### GOAL:
Set down, exactly as written, the lines from the top of the data to the line that holds "const PURPLE = '#993366';", and omit the pictures.

### MATERIAL:
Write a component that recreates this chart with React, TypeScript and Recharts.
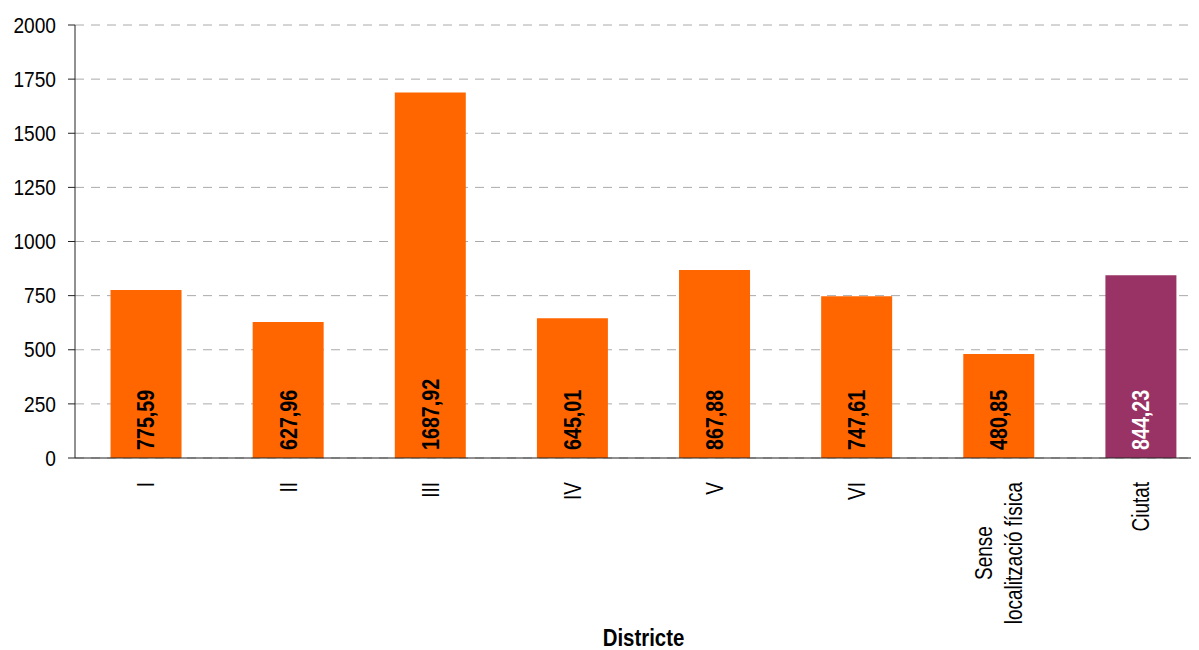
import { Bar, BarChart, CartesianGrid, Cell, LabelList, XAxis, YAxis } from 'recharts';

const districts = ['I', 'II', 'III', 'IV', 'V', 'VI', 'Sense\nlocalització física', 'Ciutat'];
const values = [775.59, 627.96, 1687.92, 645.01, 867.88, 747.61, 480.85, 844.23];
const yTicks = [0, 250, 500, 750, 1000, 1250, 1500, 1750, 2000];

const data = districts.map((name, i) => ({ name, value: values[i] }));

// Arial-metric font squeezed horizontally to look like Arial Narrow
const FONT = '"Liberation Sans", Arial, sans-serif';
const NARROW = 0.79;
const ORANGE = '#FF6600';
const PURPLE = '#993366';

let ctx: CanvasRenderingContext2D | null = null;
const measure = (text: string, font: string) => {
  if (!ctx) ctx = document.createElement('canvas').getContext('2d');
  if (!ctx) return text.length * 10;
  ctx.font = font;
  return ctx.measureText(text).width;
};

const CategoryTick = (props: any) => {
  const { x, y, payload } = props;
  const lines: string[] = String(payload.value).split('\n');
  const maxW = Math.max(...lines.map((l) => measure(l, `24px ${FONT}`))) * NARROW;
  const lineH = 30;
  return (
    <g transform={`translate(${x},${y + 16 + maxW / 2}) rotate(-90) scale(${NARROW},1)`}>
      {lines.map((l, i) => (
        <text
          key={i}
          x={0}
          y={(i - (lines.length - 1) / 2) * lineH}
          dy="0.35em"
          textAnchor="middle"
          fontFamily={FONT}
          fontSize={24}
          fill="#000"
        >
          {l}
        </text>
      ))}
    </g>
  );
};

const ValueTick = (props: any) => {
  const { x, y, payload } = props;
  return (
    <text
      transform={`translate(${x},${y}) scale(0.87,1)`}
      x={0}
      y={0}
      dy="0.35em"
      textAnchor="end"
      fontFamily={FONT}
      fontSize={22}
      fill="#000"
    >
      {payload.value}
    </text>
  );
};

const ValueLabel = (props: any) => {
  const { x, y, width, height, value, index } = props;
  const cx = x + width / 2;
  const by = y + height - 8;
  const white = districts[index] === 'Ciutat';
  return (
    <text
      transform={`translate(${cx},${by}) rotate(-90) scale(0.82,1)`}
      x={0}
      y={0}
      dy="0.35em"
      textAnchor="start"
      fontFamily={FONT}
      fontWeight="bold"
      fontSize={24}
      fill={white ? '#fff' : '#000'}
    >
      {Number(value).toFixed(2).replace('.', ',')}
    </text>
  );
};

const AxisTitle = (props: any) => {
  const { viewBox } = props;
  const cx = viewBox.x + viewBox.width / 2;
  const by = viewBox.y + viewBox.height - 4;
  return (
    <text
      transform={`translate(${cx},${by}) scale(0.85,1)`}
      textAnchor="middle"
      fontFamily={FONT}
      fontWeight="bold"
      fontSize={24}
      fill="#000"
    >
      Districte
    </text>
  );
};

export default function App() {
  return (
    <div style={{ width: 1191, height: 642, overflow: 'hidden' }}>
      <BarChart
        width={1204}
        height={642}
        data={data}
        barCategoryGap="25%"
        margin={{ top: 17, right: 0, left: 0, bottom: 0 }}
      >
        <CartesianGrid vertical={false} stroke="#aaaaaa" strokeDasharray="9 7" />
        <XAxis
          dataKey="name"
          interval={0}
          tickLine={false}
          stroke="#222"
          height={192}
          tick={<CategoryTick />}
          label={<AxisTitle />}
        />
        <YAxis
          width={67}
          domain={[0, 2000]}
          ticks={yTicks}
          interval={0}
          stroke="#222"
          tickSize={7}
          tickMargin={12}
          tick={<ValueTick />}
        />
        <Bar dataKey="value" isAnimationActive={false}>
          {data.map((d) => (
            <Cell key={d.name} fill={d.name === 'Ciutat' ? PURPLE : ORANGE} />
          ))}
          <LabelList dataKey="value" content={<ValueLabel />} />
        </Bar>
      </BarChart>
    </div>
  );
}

### WRITTEN SOLUTION:
Write a component that recreates this chart with React, TypeScript and Recharts.
import { Bar, BarChart, CartesianGrid, Cell, LabelList, XAxis, YAxis } from 'recharts';

const districts = ['I', 'II', 'III', 'IV', 'V', 'VI', 'Sense\nlocalització física', 'Ciutat'];
const values = [775.59, 627.96, 1687.92, 645.01, 867.88, 747.61, 480.85, 844.23];
const yTicks = [0, 250, 500, 750, 1000, 1250, 1500, 1750, 2000];

const data = districts.map((name, i) => ({ name, value: values[i] }));

// Arial-metric font squeezed horizontally to look like Arial Narrow
const FONT = '"Liberation Sans", Arial, sans-serif';
const NARROW = 0.79;
const ORANGE = '#FF6600';
const PURPLE = '#993366';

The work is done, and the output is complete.